> **Written instruction**
Return the count of lines that mention "matplotlib", with no other words.

> **Given data**
--

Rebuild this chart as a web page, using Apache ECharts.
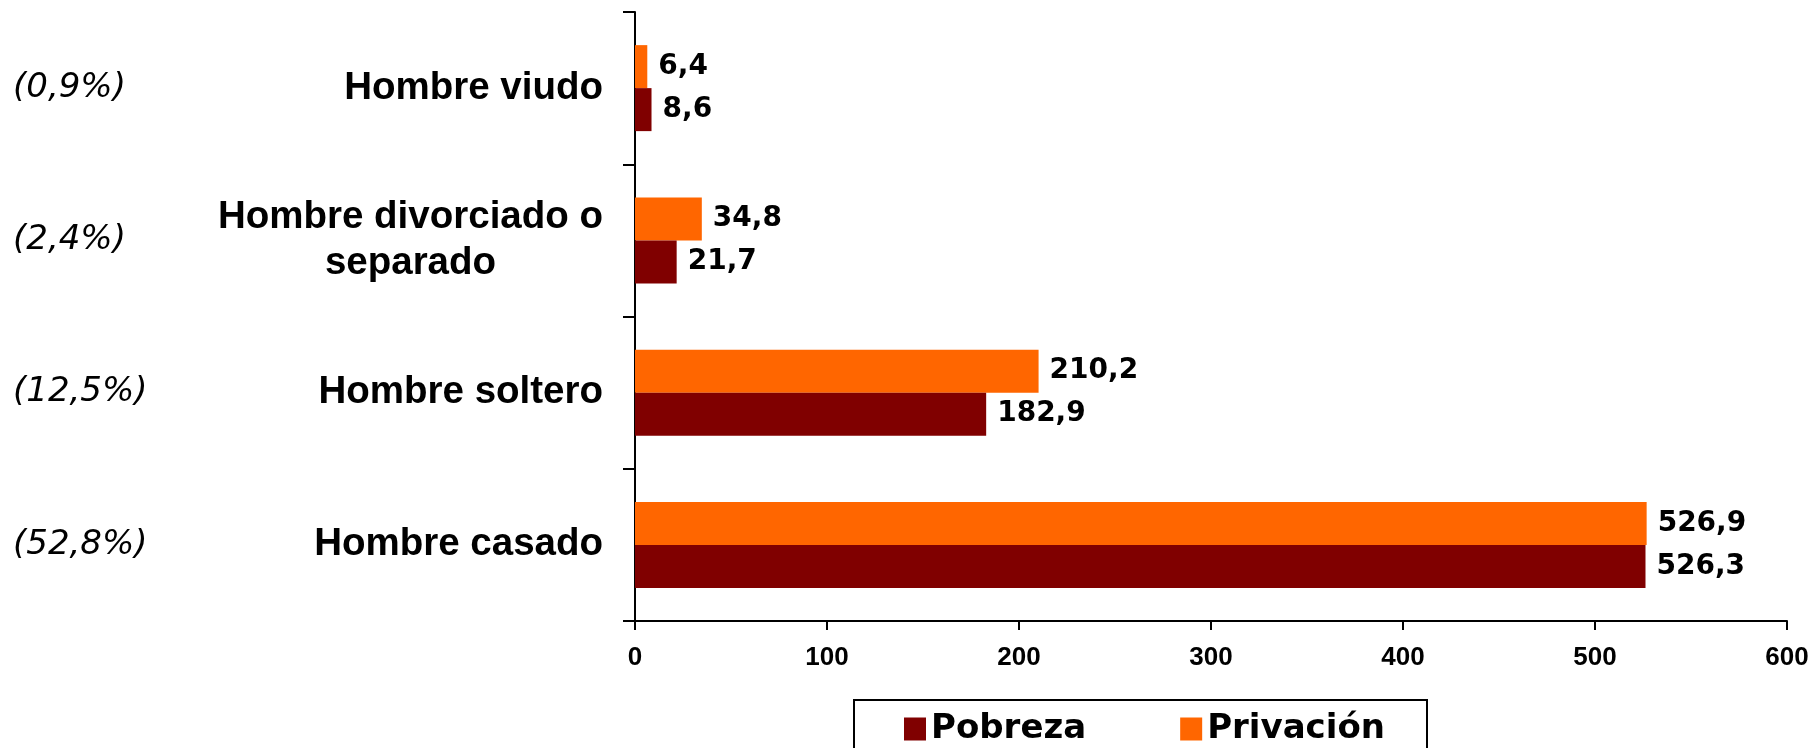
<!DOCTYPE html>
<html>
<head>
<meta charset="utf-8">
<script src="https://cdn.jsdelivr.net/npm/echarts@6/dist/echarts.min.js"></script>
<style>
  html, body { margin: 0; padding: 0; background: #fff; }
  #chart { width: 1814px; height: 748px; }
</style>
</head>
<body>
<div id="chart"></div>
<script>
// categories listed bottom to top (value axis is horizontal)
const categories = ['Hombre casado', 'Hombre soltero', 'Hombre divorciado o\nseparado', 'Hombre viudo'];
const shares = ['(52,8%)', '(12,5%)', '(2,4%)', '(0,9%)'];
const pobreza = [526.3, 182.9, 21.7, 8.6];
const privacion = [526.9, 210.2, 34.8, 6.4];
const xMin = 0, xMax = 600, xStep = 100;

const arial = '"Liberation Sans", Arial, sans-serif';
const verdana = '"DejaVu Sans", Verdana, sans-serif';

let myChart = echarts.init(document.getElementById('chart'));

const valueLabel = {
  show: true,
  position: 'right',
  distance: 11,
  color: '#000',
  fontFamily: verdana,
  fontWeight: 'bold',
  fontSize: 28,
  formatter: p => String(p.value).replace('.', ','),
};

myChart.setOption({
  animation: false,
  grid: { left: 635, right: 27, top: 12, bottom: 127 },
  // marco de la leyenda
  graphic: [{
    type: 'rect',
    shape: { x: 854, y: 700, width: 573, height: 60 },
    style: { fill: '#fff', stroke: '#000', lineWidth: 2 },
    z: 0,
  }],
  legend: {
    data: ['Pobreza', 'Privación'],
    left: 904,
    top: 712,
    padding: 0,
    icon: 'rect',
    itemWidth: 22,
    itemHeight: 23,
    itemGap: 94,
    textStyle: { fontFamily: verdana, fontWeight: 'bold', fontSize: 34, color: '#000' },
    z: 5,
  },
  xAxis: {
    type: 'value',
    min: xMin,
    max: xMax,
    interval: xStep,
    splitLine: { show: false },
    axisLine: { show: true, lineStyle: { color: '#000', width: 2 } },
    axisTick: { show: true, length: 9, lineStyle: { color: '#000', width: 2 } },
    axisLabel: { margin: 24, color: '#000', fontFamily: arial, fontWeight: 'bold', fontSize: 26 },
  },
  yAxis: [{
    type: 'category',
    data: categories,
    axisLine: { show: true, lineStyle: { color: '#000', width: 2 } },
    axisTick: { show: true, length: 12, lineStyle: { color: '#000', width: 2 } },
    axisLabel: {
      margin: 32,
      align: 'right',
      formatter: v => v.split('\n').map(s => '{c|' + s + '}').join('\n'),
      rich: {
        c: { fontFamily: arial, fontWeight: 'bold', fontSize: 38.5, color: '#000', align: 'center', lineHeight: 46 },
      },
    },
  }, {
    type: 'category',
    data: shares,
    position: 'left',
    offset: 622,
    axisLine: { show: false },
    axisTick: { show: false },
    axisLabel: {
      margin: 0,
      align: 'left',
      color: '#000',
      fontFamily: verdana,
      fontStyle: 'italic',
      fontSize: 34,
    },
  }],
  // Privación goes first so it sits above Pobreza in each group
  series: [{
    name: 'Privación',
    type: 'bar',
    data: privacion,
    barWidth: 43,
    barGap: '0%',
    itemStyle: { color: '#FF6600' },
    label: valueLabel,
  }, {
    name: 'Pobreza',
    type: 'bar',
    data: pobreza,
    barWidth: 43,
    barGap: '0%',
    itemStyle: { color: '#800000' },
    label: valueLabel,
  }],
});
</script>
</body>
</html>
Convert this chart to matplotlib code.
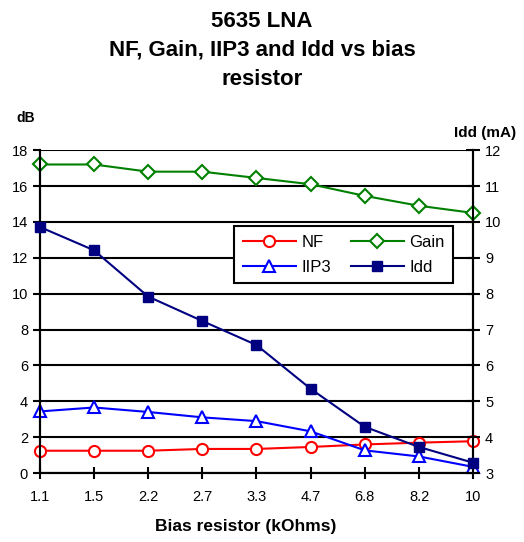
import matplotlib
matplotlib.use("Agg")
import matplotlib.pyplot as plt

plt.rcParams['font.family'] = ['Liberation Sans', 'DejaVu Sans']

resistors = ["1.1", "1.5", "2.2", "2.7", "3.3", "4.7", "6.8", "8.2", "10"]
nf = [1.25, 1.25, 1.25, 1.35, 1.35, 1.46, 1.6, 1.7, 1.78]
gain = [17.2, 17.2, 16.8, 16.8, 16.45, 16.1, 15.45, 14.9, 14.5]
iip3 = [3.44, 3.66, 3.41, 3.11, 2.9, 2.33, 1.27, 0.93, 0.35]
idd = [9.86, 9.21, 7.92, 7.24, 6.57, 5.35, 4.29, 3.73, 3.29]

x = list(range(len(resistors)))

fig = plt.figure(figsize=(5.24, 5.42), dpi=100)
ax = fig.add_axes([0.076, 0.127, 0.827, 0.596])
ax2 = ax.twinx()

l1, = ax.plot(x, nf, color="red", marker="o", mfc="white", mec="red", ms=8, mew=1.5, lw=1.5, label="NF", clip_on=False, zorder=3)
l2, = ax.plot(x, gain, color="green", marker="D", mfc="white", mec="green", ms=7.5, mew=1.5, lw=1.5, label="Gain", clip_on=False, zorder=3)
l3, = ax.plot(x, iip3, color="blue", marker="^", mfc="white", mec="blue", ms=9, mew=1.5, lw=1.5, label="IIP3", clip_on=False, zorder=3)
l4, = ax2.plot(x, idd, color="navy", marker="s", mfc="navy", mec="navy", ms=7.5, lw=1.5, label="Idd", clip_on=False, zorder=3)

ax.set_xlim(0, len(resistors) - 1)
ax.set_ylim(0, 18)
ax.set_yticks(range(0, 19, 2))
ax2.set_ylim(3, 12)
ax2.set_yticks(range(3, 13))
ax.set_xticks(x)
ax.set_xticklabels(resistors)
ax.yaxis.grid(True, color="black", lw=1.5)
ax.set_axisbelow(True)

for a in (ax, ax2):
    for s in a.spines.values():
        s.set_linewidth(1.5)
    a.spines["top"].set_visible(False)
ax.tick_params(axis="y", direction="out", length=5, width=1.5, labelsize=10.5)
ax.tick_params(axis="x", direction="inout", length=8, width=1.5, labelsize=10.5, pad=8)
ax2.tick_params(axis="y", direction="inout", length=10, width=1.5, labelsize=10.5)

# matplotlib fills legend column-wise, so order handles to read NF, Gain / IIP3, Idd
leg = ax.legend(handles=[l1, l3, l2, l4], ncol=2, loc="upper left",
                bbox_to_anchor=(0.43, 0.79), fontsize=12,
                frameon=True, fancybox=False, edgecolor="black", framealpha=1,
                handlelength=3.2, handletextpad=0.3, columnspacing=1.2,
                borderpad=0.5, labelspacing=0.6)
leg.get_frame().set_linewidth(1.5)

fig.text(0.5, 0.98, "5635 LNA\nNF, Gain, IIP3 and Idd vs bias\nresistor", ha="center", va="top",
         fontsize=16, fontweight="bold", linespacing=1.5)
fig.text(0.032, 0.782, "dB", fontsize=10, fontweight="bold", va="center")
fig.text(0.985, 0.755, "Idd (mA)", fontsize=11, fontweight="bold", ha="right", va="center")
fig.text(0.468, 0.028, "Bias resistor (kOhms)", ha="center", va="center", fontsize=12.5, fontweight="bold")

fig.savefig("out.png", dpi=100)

--

> **Exercise output**
5